My mother and grandmother would spend hours preparing the groaning board. And just as traditionally we would sit down around the Thanksgiving dinner table, offer a quick nod to the deity, “Bless us O Lord and these Thy gifts…,” and bolt down dinner in record time. We were never a family to linger over a meal, and Thanksgiving was no exception. No siree. A family feast that took many, many hours to make would be vacuumed up in minutes.

Years later, when I was married, my wife’s eccentric older brother, an ordained minister of some stripe who was dabbling in the corporal works of mercy, picked up an old stew bum at some snake-handling church and brought him along to my in-laws’ house for Thanksgiving. The old boy looked like Popeye. He had a glass eye and a wooden leg and may have been a few bricks shy of a load, for he babbled. He thanked us profusely for our kindness. He was also given to spontaneous prayer. He had stopped drinking but, as they say in the old country, you can take the whiskey out of a fruitcake, but you still have a fruitcake. It changed the tone of discourse at our table that year. But it was in keeping with the New Testament injunction that holds that whatever you do for the least of these you do for God. I realized then that we probably were not doing the right thing by the holiday.

Perhaps the true meaning of Thanksgiving is hopelessly lost in a whirl of selfishness, gluttony and a vulgar spectacle known as football. I am not starving to death. I hardly require a feast to celebrate my good fortune or the fact that I get three squares a day, and sometimes four, and really need nothing except maybe to lose 15 pounds. What about a reduced holiday? Thanksgiving Lite? Is such a heresy possible? What about a day of fasting? Fat chance of that, no pun intended.

Holidays like Thanksgiving are about memories. Drunken uncles and prodigal sons. Fierce arguments. Family member brings odd friend to the table; people do not speak to each other for years afterward. Accusations. Old grudges. New grudges. Petty grievances. Imagined slights. Family life. Can you feel the warmth?

As one ages, the family thins out. One brother lives in Los Angeles. I have not seen him in five years. The other lives on an island on the coast of Maine.

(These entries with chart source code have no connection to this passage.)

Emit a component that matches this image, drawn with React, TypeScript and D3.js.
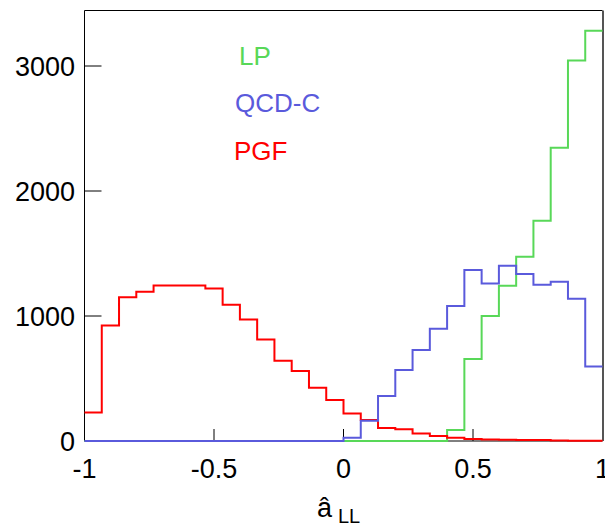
import React from "react";
import * as d3 from "d3";

const binEdges: number[] = d3.range(31).map((i) => -1 + (2 * i) / 30);

const pgfValues: number[] = [
  228, 925, 1150, 1195, 1245, 1245, 1245, 1220, 1090, 973, 813, 643, 560, 427, 328,
  221, 168, 105, 95, 61, 40, 27, 16, 13, 10, 8, 8, 5, 3, 3,
];
const qcdValues: number[] = [
  0, 0, 0, 0, 0, 0, 0, 0, 0, 0, 0, 0, 0, 0, 0,
  27, 163, 360, 568, 728, 899, 1080, 1368, 1261, 1403, 1336, 1251, 1275, 1139, 597,
];
const lpValues: number[] = [
  0, 0, 0, 0, 0, 0, 0, 0, 0, 0, 0, 0, 0, 0, 0,
  0, 0, 0, 0, 0, 0, 88, 656, 1000, 1243, 1475, 1763, 2347, 3045, 3283,
];

const xTicks: number[] = [-1, -0.5, 0, 0.5, 1];
const xTickLabels: string[] = ["-1", "-0.5", "0", "0.5", "1"];
const yTicks: number[] = [0, 1000, 2000, 3000];

const seriesNames: string[] = ["LP", "QCD-C", "PGF"];
const seriesColors: string[] = ["#58d858", "#5a5adc", "#ff0000"];

const W = 605;
const H = 527;
const left = 84.5;
const right = 602.5;
const top = 10.5;
const bottom = 441;

const FONT = "'Liberation Sans', Arial, Helvetica, sans-serif";

export default function App() {
  const x = d3.scaleLinear().domain([-1, 1]).range([left, right]);
  const y = d3.scaleLinear().domain([0, 3444]).range([bottom, top]);

  const stepPath = (vals: number[]) => {
    const pts: [number, number][] = vals.map((v, i) => [binEdges[i], v]);
    pts.push([binEdges[vals.length], vals[vals.length - 1]]);
    return (
      d3
        .line<[number, number]>()
        .x((d) => x(d[0]))
        .y((d) => y(d[1]))
        .curve(d3.curveStepAfter)(pts) || ""
    );
  };

  const drawOrder = [
    { vals: lpValues, color: seriesColors[0] },
    { vals: pgfValues, color: seriesColors[2] },
    { vals: qcdValues, color: seriesColors[1] },
  ];

  const legendPos = [
    { x: 239, y: 65 },
    { x: 235, y: 111.5 },
    { x: 234, y: 160 },
  ];

  return (
    <svg
      width={W}
      height={H}
      style={{ position: "absolute", left: 0, top: 0, background: "#fff" }}
      fontFamily={FONT}
    >
      <rect x={0} y={0} width={W} height={H} fill="#fff" />
      {/* frame */}
      <line x1={left} x2={right} y1={top} y2={top} stroke="#000" strokeWidth={1} />
      <line x1={left} x2={left} y1={top} y2={bottom} stroke="#000" strokeWidth={1} />
      <line x1={left} x2={right} y1={bottom} y2={bottom} stroke="#000" strokeWidth={1} />
      <line x1={right + 0.5} x2={right + 0.5} y1={top} y2={bottom} stroke="#555" strokeWidth={2} />

      {/* y ticks */}
      {yTicks.map((t) => (
        <g key={"y" + t}>
          <line x1={left} x2={left + 17} y1={y(t)} y2={y(t)} stroke="#000" strokeWidth={1} />
          <text x={75} y={y(t) + 9.5} fontSize={27} textAnchor="end" fill="#000">
            {t}
          </text>
        </g>
      ))}

      {/* x ticks */}
      {xTicks.map((t, i) => (
        <g key={"x" + t}>
          {t > -1 && t < 1 && (
            <line x1={x(t)} x2={x(t)} y1={bottom} y2={bottom - 12} stroke="#000" strokeWidth={1} />
          )}
          <text x={x(t)} y={478} fontSize={27} textAnchor="middle" fill="#000">
            {xTickLabels[i]}
          </text>
        </g>
      ))}

      {/* histograms */}
      {drawOrder.map((s, i) => (
        <path key={i} d={stepPath(s.vals)} fill="none" stroke={s.color} strokeWidth={2} />
      ))}

      {/* legend */}
      {seriesNames.map((n, i) => (
        <text key={n} x={legendPos[i].x} y={legendPos[i].y} fontSize={26} fill={seriesColors[i]}>
          {n}
        </text>
      ))}

      {/* x axis title */}
      <text x={317} y={517} fontSize={27} fill="#000">
        â
      </text>
      <text x={338} y={523} fontSize={20} fill="#000">
        LL
      </text>
    </svg>
  );
}
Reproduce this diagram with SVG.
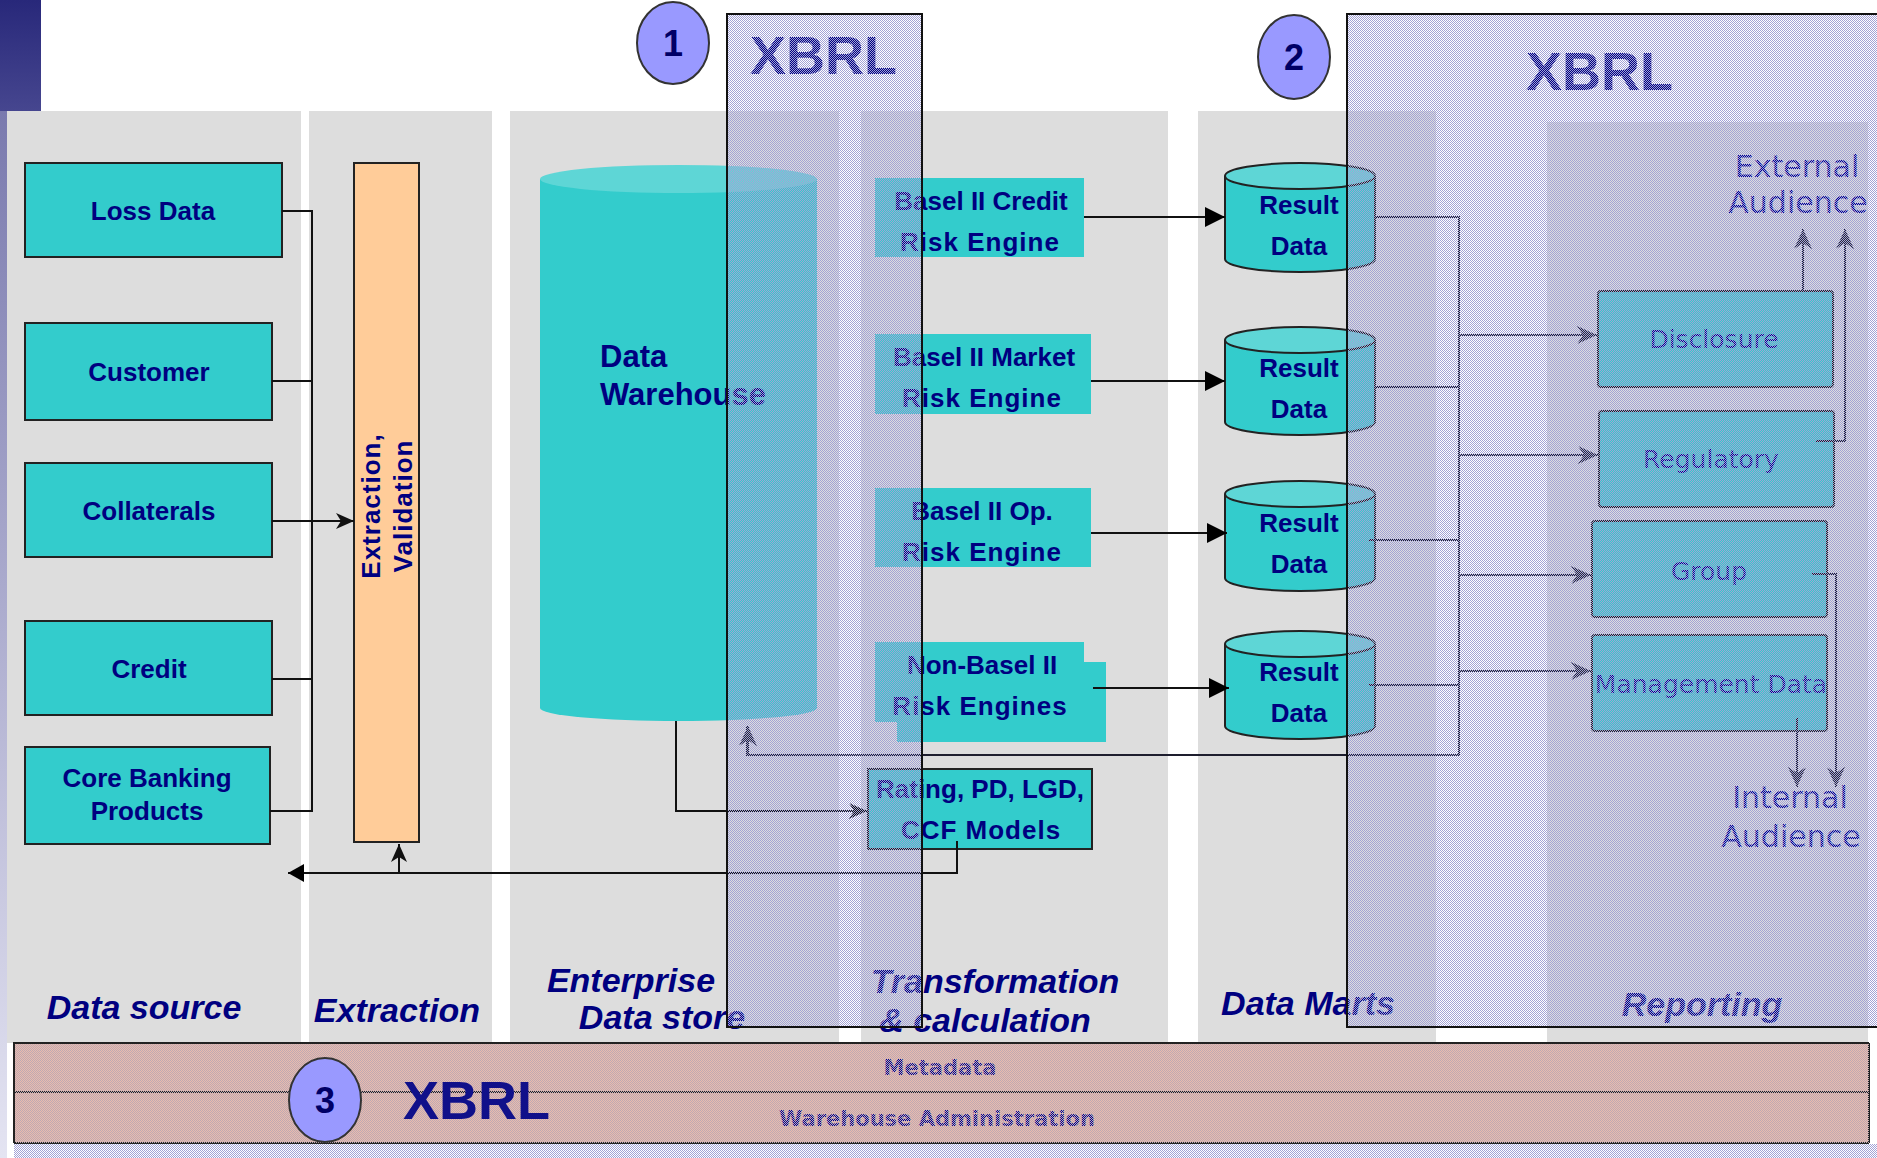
<svg xmlns="http://www.w3.org/2000/svg" width="1877" height="1158" viewBox="0 0 1877 1158">
  <defs>
    <!-- 50% dither used for the XBRL regions -->
    <pattern id="dither" width="2" height="2" patternUnits="userSpaceOnUse">
      <rect x="0" y="0" width="1" height="1" fill="#a2a2d6" shape-rendering="crispEdges"/>
      <rect x="1" y="1" width="1" height="1" fill="#a2a2d6" shape-rendering="crispEdges"/>
    </pattern>
    <pattern id="bandDither" width="2" height="2" patternUnits="userSpaceOnUse">
      <rect x="0" y="0" width="1" height="1" fill="#c0a8b2" shape-rendering="crispEdges"/>
      <rect x="1" y="1" width="1" height="1" fill="#c0a8b2" shape-rendering="crispEdges"/>
    </pattern>
    <linearGradient id="cornerGrad" x1="0" y1="0" x2="0" y2="1">
      <stop offset="0" stop-color="#28287a"/>
      <stop offset="1" stop-color="#46468f"/>
    </linearGradient>
    <linearGradient id="edgeGrad" x1="0" y1="0" x2="0" y2="1">
      <stop offset="0" stop-color="#7a7aae"/>
      <stop offset="1" stop-color="#e4e4f2"/>
    </linearGradient>
    <marker id="tri" markerUnits="userSpaceOnUse" markerWidth="20" markerHeight="20" refX="20" refY="10" orient="auto">
      <path d="M0,0 L20,10 L0,20 Z" fill="#000"/>
    </marker>
    <marker id="triSmall" markerUnits="userSpaceOnUse" markerWidth="16" markerHeight="18" refX="16" refY="9" orient="auto">
      <path d="M0,0 L16,9 L0,18 Z" fill="#000"/>
    </marker>
    <marker id="stealth" markerUnits="userSpaceOnUse" markerWidth="18" markerHeight="16" refX="18" refY="8" orient="auto">
      <path d="M0,0 L18,8 L0,16 L5,8 Z" fill="#111"/>
    </marker>
    <marker id="stealthGray" markerUnits="userSpaceOnUse" markerWidth="20" markerHeight="18" refX="20" refY="9" orient="auto">
      <path d="M0,0 L20,9 L0,18 L6,9 Z" fill="#2a2a3a"/>
    </marker>
    <style>
      .col { fill: #dddddd; }
      .box { fill: #33cccc; stroke: #222; stroke-width: 2; }
      .flat { fill: #33cccc; }
      .cap { fill: #5ed6d6; }
      .lbl { font-family: "Liberation Sans", Arial, sans-serif; font-weight: bold; font-size: 26px; fill: #000080; text-anchor: middle; }
      .dw { font-family: "Liberation Sans", Arial, sans-serif; font-weight: bold; font-size: 31px; fill: #000080; }
      .colname { font-family: "Liberation Sans", Arial, sans-serif; font-weight: bold; font-style: italic; font-size: 34px; fill: #000080; text-anchor: middle; }
      .rep { font-family: "DejaVu Sans", Verdana, sans-serif; font-size: 25px; fill: #000090; text-anchor: middle; }
      .aud { font-family: "DejaVu Sans", Verdana, sans-serif; font-size: 30px; fill: #000090; text-anchor: middle; }
      .band { font-family: "DejaVu Sans", Verdana, sans-serif; font-weight: bold; font-size: 21px; fill: #00008c; text-anchor: middle; }
      .xbrl { font-family: "Liberation Sans", Arial, sans-serif; font-weight: bold; font-size: 54px; }
      .num { font-family: "Liberation Sans", Arial, sans-serif; font-weight: bold; font-size: 36px; fill: #000066; text-anchor: middle; }
      .badge { fill: #9999ff; stroke: #333; stroke-width: 2; }
      .line { fill: none; stroke: #111; stroke-width: 2; }
      .dline { fill: none; stroke: #1e1e2e; stroke-width: 2; }
    </style>
  </defs>

  <rect x="0" y="0" width="1877" height="1158" fill="#ffffff"/>

  <!-- corner accent -->
  <rect x="0" y="0" width="41" height="111" fill="url(#cornerGrad)"/>
  <rect x="0" y="111" width="7" height="1047" fill="url(#edgeGrad)"/>

  <!-- column backgrounds -->
  <g id="columns">
    <rect class="col" x="7" y="111" width="294" height="932"/>
    <rect class="col" x="309" y="111" width="183" height="932"/>
    <rect class="col" x="510" y="111" width="329" height="932"/>
    <rect class="col" x="861" y="111" width="307" height="932"/>
    <rect class="col" x="1198" y="111" width="238" height="932"/>
    <rect class="col" x="1547" y="122" width="321" height="921"/>
  </g>

  <!-- sources -->
  <g id="loss-data">
    <rect class="box" x="25" y="163" width="257" height="94"/>
    <text class="lbl" x="153" y="220">Loss Data</text>
  </g>
  <g id="customer">
    <rect class="box" x="25" y="323" width="247" height="97"/>
    <text class="lbl" x="149" y="381">Customer</text>
  </g>
  <g id="collaterals">
    <rect class="box" x="25" y="463" width="247" height="94"/>
    <text class="lbl" x="149" y="520">Collaterals</text>
  </g>
  <g id="credit">
    <rect class="box" x="25" y="621" width="247" height="94"/>
    <text class="lbl" x="149" y="678">Credit</text>
  </g>
  <g id="core-banking">
    <rect class="box" x="25" y="747" width="245" height="97"/>
    <text class="lbl" x="147" y="787">Core Banking</text>
    <text class="lbl" x="147" y="820">Products</text>
  </g>

  <!-- extraction -->
  <g id="extraction-validation">
    <rect x="354" y="163" width="65" height="679" fill="#ffcc99" stroke="#222" stroke-width="2"/>
    <text class="lbl" font-size="25" letter-spacing="1" transform="translate(380,506) rotate(-90)">Extraction,</text>
    <text class="lbl" font-size="25" letter-spacing="1" transform="translate(412,506) rotate(-90)">Validation</text>
  </g>

  <!-- enterprise data store -->
  <g id="data-warehouse">
    <path class="flat" d="M540,179 V708 A138.5,13 0 0 0 817,708 V179 Z"/>
    <ellipse class="cap" cx="678.5" cy="179" rx="138.5" ry="14"/>
    <text class="dw" x="600" y="367">Data</text>
    <text class="dw" x="600" y="405">Warehouse</text>
  </g>

  <!-- engines -->
  <g id="credit-engine">
    <rect class="flat" x="875" y="178" width="209" height="79"/>
    <text class="lbl" x="981" y="210">Basel II Credit</text>
    <text class="lbl" x="980" y="251" letter-spacing="1">Risk Engine</text>
  </g>
  <g id="market-engine">
    <rect class="flat" x="875" y="334" width="216" height="80"/>
    <text class="lbl" x="984" y="366">Basel II Market</text>
    <text class="lbl" x="982" y="407" letter-spacing="1">Risk Engine</text>
  </g>
  <g id="op-engine">
    <rect class="flat" x="875" y="488" width="216" height="79"/>
    <text class="lbl" x="982" y="520">Basel II Op.</text>
    <text class="lbl" x="982" y="561" letter-spacing="1">Risk Engine</text>
  </g>
  <g id="non-basel-engines">
    <rect class="flat" x="875" y="642" width="209" height="80"/>
    <rect class="flat" x="897" y="662" width="209" height="80"/>
    <text class="lbl" x="982" y="674">Non-Basel II</text>
    <text class="lbl" x="980" y="715" letter-spacing="1">Risk Engines</text>
  </g>
  <g id="rating-models">
    <rect class="box" x="868" y="769" width="224" height="80"/>
    <text class="lbl" x="980" y="798">Rating, PD, LGD,</text>
    <text class="lbl" x="981" y="839" letter-spacing="1">CCF Models</text>
  </g>

  <!-- data marts -->
  <g id="result-data-1">
    <path class="box" d="M1225,176 V259 A75,13 0 0 0 1375,259 V176"/>
    <ellipse class="cap" cx="1300" cy="176" rx="75" ry="13" stroke="#222" stroke-width="2"/>
    <text class="lbl" x="1299" y="214">Result</text>
    <text class="lbl" x="1299" y="255">Data</text>
  </g>
  <g id="result-data-2">
    <path class="box" d="M1225,340 V422 A75,13 0 0 0 1375,422 V340"/>
    <ellipse class="cap" cx="1300" cy="340" rx="75" ry="13" stroke="#222" stroke-width="2"/>
    <text class="lbl" x="1299" y="377">Result</text>
    <text class="lbl" x="1299" y="418">Data</text>
  </g>
  <g id="result-data-3">
    <path class="box" d="M1225,494 V578 A75,13 0 0 0 1375,578 V494"/>
    <ellipse class="cap" cx="1300" cy="494" rx="75" ry="13" stroke="#222" stroke-width="2"/>
    <text class="lbl" x="1299" y="532">Result</text>
    <text class="lbl" x="1299" y="573">Data</text>
  </g>
  <g id="result-data-4">
    <path class="box" d="M1225,644 V726 A75,13 0 0 0 1375,726 V644"/>
    <ellipse class="cap" cx="1300" cy="644" rx="75" ry="13" stroke="#222" stroke-width="2"/>
    <text class="lbl" x="1299" y="681">Result</text>
    <text class="lbl" x="1299" y="722">Data</text>
  </g>

  <!-- reporting -->
  <g id="disclosure">
    <rect class="box" x="1598" y="291" width="235" height="96" rx="3"/>
    <text class="rep" x="1714" y="348">Disclosure</text>
  </g>
  <g id="regulatory">
    <rect class="box" x="1599" y="411" width="235" height="96" rx="3"/>
    <text class="rep" x="1711" y="468">Regulatory</text>
  </g>
  <g id="group">
    <rect class="box" x="1592" y="521" width="235" height="96" rx="3"/>
    <text class="rep" x="1709" y="580">Group</text>
  </g>
  <g id="management-data">
    <rect class="box" x="1592" y="635" width="235" height="96" rx="3"/>
    <text class="rep" font-size="23" x="1711" y="693">Management Data</text>
  </g>
  <g id="external-audience">
    <text class="aud" x="1797" y="177">External</text>
    <text class="aud" x="1798" y="213">Audience</text>
  </g>
  <g id="internal-audience">
    <text class="aud" x="1790" y="808">Internal</text>
    <text class="aud" x="1791" y="847">Audience</text>
  </g>

  <!-- column titles -->
  <g id="column-titles">
    <text class="colname" x="144" y="1019">Data source</text>
    <text class="colname" x="397" y="1022">Extraction</text>
    <text class="colname" x="631" y="992">Enterprise</text>
    <text class="colname" x="662" y="1029">Data store</text>
    <text class="colname" x="995" y="993">Transformation</text>
    <text class="colname" x="985" y="1032">&amp; calculation</text>
    <text class="colname" x="1308" y="1015">Data Marts</text>
    <text class="colname" x="1702" y="1016">Reporting</text>
  </g>

  <!-- connectors -->
  <g id="connectors">
    <!-- sources into extraction -->
    <path class="line" d="M282,211 H312 M272,381 H312 M272,679 H312 M270,811 H312 M312,210 V812"/>
    <path class="line" d="M272,521 H354" marker-end="url(#stealth)"/>
    <!-- warehouse to models -->
    <path class="line" d="M676,721 V811 H867" marker-end="url(#stealth)"/>
    <!-- models feedback -->
    <path class="line" d="M957,841 V873 H288" marker-end="url(#triSmall)"/>
    <path class="line" d="M399,873 V844" marker-end="url(#stealth)"/>
    <!-- engines to result data -->
    <path class="line" d="M1084,217 H1225" marker-end="url(#tri)"/>
    <path class="line" d="M1091,381 H1225" marker-end="url(#tri)"/>
    <path class="line" d="M1091,533 H1227" marker-end="url(#tri)"/>
    <path class="line" d="M1093,688 H1229" marker-end="url(#tri)"/>
    <!-- result data bus -->
    <path class="dline" d="M1375,217 H1459 M1375,387 H1459 M1369,540 H1459 M1369,685 H1459 M1459,216 V755 H747 V726"/>
    <path class="dline" d="M748,755 V726" marker-end="url(#stealthGray)"/>
    <path class="dline" d="M1459,335 H1597" marker-end="url(#stealthGray)"/>
    <path class="dline" d="M1459,455 H1598" marker-end="url(#stealthGray)"/>
    <path class="dline" d="M1459,575 H1591" marker-end="url(#stealthGray)"/>
    <path class="dline" d="M1459,671 H1591" marker-end="url(#stealthGray)"/>
    <!-- reports to audiences -->
    <path class="dline" d="M1803,291 V229" marker-end="url(#stealthGray)"/>
    <path class="dline" d="M1816,441 H1845 V229" marker-end="url(#stealthGray)"/>
    <path class="dline" d="M1812,574 H1836 V787" marker-end="url(#stealthGray)"/>
    <path class="dline" d="M1797,718 V787" marker-end="url(#stealthGray)"/>
  </g>

  <!-- XBRL region 1 -->
  <g id="xbrl-1">
    <text class="xbrl" x="750" y="74" fill="#000080">XBRL</text>
    <rect x="727" y="14" width="195" height="1013" fill="url(#dither)"/>
    <rect x="727" y="14" width="195" height="1013" fill="none" stroke="#111" stroke-width="2"/>
  </g>

  <!-- XBRL region 2 -->
  <g id="xbrl-2">
    <text class="xbrl" x="1526" y="90" fill="#000080">XBRL</text>
    <rect x="1347" y="14" width="530" height="1013" fill="url(#dither)"/>
    <path d="M1878,14 H1347 V1027 H1878" fill="none" stroke="#111" stroke-width="2"/>
  </g>

  <!-- metadata / administration band (XBRL region 3) -->
  <g id="xbrl-3">
    <rect x="14" y="1043" width="1855" height="100" fill="#e8bcae"/>
    <path d="M14,1092 H1869 M14,1143 H1869 M1869,1043 V1143" fill="none" stroke="#222" stroke-width="2"/>
    <text class="band" x="940" y="1075">Metadata</text>
    <text class="band" x="937" y="1126">Warehouse Administration</text>
    <rect x="14" y="1043" width="1855" height="100" fill="url(#bandDither)"/>
    <rect x="14" y="1144" width="1863" height="14" fill="url(#dither)"/>
    <path d="M14,1043 H1869 M14,1042 V1143" fill="none" stroke="#222" stroke-width="2"/>
    <text class="xbrl" x="403" y="1119" fill="#10108a">XBRL</text>
  </g>

  <!-- numbered badges -->
  <g id="badge-1">
    <ellipse class="badge" cx="673" cy="43" rx="36" ry="41"/>
    <text class="num" x="673" y="56">1</text>
  </g>
  <g id="badge-2">
    <ellipse class="badge" cx="1294" cy="57" rx="36" ry="42"/>
    <text class="num" x="1294" y="70">2</text>
  </g>
  <g id="badge-3">
    <ellipse class="badge" cx="325" cy="1100" rx="36" ry="42"/>
    <text class="num" x="325" y="1113">3</text>
  </g>
</svg>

My cousins are distant memories and I think that’s probably fine. My parents are dead. All of my uncles and aunts are gone, too. My wife’s kin are far afield. And that’s a fine thing, as far as I am concerned. But she laments our tiny family: only one child, a daughter in her early 20s who lives in Washington, D.C. We’re all alone.

Last year, we invited some friends from France who were living in Baltimore for Thanksgiving. They brought along their adult children, a son and a newly wed daughter whose husband was from Colombia (and I don’t mean the one in Howard County). And they in turn corralled some graduate students from Spain and Latin America. Along the way I picked up a stray Canadian who looked like she could use a good meal.

Dinner was prepared just the way my mother and grandmother would have approved of. Everything was done from scratch. The French may not do Thanksgiving but they know how to cook. We ate at dusk, the long table that seated 14 of us lit only with the flicker of candles and the fire that glowed in the fireplace.

We lingered over dinner for hours! I’m not sure how my family would have felt about that, but it was very relaxing. Someone brought me a very expensive bottle of cognac. Being untutored in these matters I stuck it in the pantry. The French quickly identified this potable. Ooh la la.  It was apparently very good. Who knew? Our guests got into the cognac. Dessert and coffee were served.

The night came on and I stoked the fire and the candles flickered and we talked and laughed and lingered in three languages. Most of our guests had never celebrated Thanksgiving before. And with their new faces at our table, and with the French and Spanish being spoken, and the lingering, and the candlelight, the holiday felt somehow foreign to me, too, in a good way, rescued from the realm of family tradition and made anew.